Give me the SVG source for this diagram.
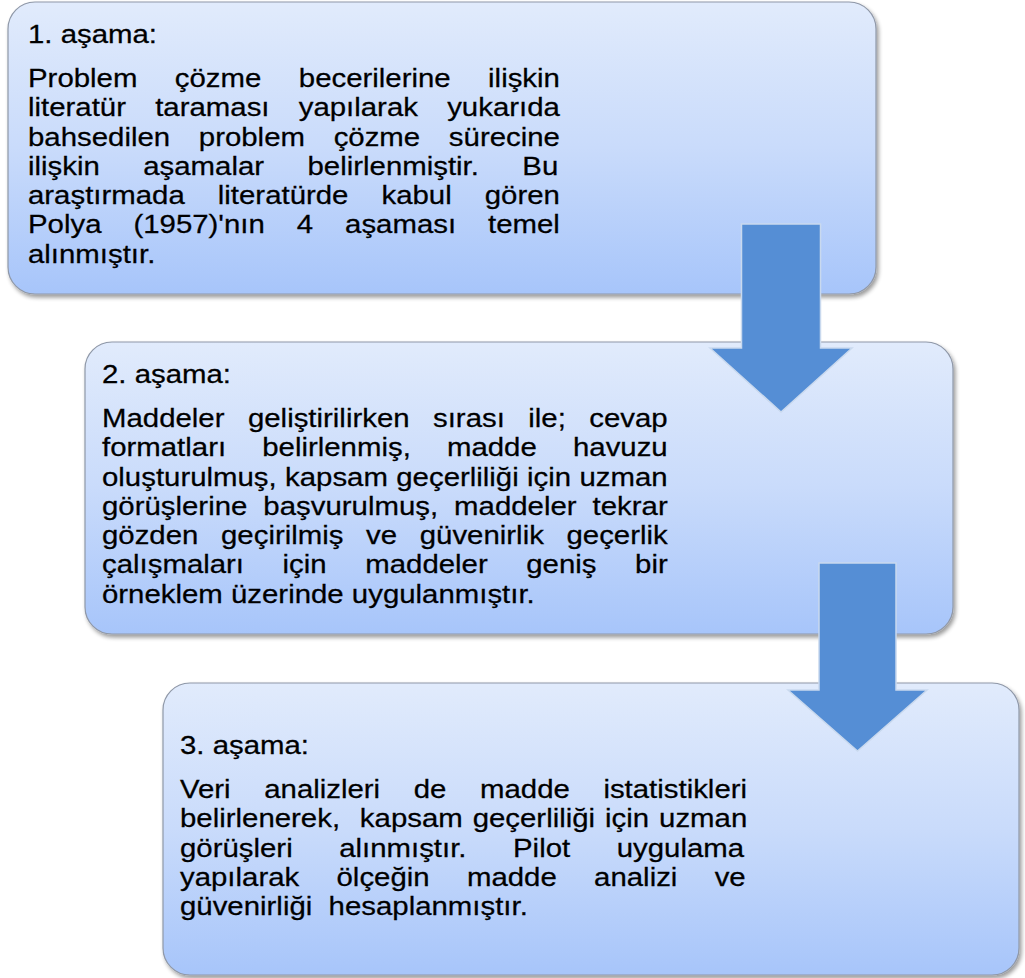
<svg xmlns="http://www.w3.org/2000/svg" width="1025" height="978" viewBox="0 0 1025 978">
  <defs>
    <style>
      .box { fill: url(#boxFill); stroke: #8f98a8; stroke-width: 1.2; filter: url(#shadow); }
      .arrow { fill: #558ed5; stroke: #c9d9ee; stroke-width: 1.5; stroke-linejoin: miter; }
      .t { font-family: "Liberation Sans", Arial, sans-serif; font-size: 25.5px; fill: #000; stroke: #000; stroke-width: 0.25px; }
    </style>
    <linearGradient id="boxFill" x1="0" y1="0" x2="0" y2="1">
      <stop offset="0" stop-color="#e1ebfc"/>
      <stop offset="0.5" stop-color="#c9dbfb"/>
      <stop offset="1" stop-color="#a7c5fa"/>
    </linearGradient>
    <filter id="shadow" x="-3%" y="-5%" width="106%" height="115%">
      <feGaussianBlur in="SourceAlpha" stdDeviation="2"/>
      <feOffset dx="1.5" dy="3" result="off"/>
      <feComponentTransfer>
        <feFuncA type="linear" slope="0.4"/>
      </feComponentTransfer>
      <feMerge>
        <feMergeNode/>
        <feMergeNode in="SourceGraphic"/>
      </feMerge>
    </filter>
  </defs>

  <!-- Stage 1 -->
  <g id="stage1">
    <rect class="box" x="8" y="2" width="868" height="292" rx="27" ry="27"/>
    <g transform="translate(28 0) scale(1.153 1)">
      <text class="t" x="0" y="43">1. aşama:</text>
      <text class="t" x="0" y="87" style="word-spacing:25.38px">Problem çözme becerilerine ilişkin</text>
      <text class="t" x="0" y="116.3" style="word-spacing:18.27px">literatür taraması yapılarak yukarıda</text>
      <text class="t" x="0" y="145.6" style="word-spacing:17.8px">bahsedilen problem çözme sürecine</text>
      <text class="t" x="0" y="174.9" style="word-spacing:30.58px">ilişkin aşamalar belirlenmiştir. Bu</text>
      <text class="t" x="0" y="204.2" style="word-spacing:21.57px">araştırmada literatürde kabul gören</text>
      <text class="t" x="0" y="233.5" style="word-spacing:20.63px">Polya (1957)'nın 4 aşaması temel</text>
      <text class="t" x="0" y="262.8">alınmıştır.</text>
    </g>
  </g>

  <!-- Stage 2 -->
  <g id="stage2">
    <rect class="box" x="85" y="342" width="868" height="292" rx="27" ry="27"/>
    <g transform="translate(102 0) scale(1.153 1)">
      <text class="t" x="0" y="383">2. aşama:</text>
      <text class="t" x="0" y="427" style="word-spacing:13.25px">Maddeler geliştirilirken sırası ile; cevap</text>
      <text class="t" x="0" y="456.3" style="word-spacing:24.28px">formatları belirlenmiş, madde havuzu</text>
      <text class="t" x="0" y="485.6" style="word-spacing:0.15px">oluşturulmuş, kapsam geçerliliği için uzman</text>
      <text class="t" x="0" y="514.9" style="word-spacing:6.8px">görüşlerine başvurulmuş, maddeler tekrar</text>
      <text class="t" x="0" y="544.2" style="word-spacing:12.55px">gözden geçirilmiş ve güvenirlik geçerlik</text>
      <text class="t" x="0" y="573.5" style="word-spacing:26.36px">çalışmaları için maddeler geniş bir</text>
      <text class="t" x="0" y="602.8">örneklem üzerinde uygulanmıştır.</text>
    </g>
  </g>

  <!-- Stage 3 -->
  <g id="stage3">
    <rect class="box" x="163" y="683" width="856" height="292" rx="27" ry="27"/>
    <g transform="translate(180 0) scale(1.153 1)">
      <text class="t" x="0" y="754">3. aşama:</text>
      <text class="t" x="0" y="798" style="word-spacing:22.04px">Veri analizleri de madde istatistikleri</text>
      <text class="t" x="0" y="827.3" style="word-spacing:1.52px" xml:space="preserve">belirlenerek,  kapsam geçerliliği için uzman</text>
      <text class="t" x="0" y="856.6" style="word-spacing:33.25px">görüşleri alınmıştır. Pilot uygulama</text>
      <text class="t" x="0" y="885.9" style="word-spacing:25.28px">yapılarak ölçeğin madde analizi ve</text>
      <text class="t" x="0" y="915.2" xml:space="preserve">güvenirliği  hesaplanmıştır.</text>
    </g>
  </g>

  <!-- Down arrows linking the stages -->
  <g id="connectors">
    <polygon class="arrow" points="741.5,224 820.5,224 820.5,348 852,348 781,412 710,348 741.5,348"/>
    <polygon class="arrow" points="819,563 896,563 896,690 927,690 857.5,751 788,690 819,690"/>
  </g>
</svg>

• • • • •

• _SHORT PROBLEM_
Please transcribe the material above exactly as written. Leave the pictures out.

• _ANSWER TO THE EXERCISE_
Give me the SVG source for this diagram.
<svg xmlns="http://www.w3.org/2000/svg" width="1025" height="978" viewBox="0 0 1025 978">
  <defs>
    <style>
      .box { fill: url(#boxFill); stroke: #8f98a8; stroke-width: 1.2; filter: url(#shadow); }
      .arrow { fill: #558ed5; stroke: #c9d9ee; stroke-width: 1.5; stroke-linejoin: miter; }
      .t { font-family: "Liberation Sans", Arial, sans-serif; font-size: 25.5px; fill: #000; stroke: #000; stroke-width: 0.25px; }
    </style>
    <linearGradient id="boxFill" x1="0" y1="0" x2="0" y2="1">
      <stop offset="0" stop-color="#e1ebfc"/>
      <stop offset="0.5" stop-color="#c9dbfb"/>
      <stop offset="1" stop-color="#a7c5fa"/>
    </linearGradient>
    <filter id="shadow" x="-3%" y="-5%" width="106%" height="115%">
      <feGaussianBlur in="SourceAlpha" stdDeviation="2"/>
      <feOffset dx="1.5" dy="3" result="off"/>
      <feComponentTransfer>
        <feFuncA type="linear" slope="0.4"/>
      </feComponentTransfer>
      <feMerge>
        <feMergeNode/>
        <feMergeNode in="SourceGraphic"/>
      </feMerge>
    </filter>
  </defs>

  <!-- Stage 1 -->
  <g id="stage1">
    <rect class="box" x="8" y="2" width="868" height="292" rx="27" ry="27"/>
    <g transform="translate(28 0) scale(1.153 1)">
      <text class="t" x="0" y="43">1. aşama:</text>
      <text class="t" x="0" y="87" style="word-spacing:25.38px">Problem çözme becerilerine ilişkin</text>
      <text class="t" x="0" y="116.3" style="word-spacing:18.27px">literatür taraması yapılarak yukarıda</text>
      <text class="t" x="0" y="145.6" style="word-spacing:17.8px">bahsedilen problem çözme sürecine</text>
      <text class="t" x="0" y="174.9" style="word-spacing:30.58px">ilişkin aşamalar belirlenmiştir. Bu</text>
      <text class="t" x="0" y="204.2" style="word-spacing:21.57px">araştırmada literatürde kabul gören</text>
      <text class="t" x="0" y="233.5" style="word-spacing:20.63px">Polya (1957)'nın 4 aşaması temel</text>
      <text class="t" x="0" y="262.8">alınmıştır.</text>
    </g>
  </g>

  <!-- Stage 2 -->
  <g id="stage2">
    <rect class="box" x="85" y="342" width="868" height="292" rx="27" ry="27"/>
    <g transform="translate(102 0) scale(1.153 1)">
      <text class="t" x="0" y="383">2. aşama:</text>
      <text class="t" x="0" y="427" style="word-spacing:13.25px">Maddeler geliştirilirken sırası ile; cevap</text>
      <text class="t" x="0" y="456.3" style="word-spacing:24.28px">formatları belirlenmiş, madde havuzu</text>
      <text class="t" x="0" y="485.6" style="word-spacing:0.15px">oluşturulmuş, kapsam geçerliliği için uzman</text>
      <text class="t" x="0" y="514.9" style="word-spacing:6.8px">görüşlerine başvurulmuş, maddeler tekrar</text>
      <text class="t" x="0" y="544.2" style="word-spacing:12.55px">gözden geçirilmiş ve güvenirlik geçerlik</text>
      <text class="t" x="0" y="573.5" style="word-spacing:26.36px">çalışmaları için maddeler geniş bir</text>
      <text class="t" x="0" y="602.8">örneklem üzerinde uygulanmıştır.</text>
    </g>
  </g>

  <!-- Stage 3 -->
  <g id="stage3">
    <rect class="box" x="163" y="683" width="856" height="292" rx="27" ry="27"/>
    <g transform="translate(180 0) scale(1.153 1)">
      <text class="t" x="0" y="754">3. aşama:</text>
      <text class="t" x="0" y="798" style="word-spacing:22.04px">Veri analizleri de madde istatistikleri</text>
      <text class="t" x="0" y="827.3" style="word-spacing:1.52px" xml:space="preserve">belirlenerek,  kapsam geçerliliği için uzman</text>
      <text class="t" x="0" y="856.6" style="word-spacing:33.25px">görüşleri alınmıştır. Pilot uygulama</text>
      <text class="t" x="0" y="885.9" style="word-spacing:25.28px">yapılarak ölçeğin madde analizi ve</text>
      <text class="t" x="0" y="915.2" xml:space="preserve">güvenirliği  hesaplanmıştır.</text>
    </g>
  </g>

  <!-- Down arrows linking the stages -->
  <g id="connectors">
    <polygon class="arrow" points="741.5,224 820.5,224 820.5,348 852,348 781,412 710,348 741.5,348"/>
    <polygon class="arrow" points="819,563 896,563 896,690 927,690 857.5,751 788,690 819,690"/>
  </g>
</svg>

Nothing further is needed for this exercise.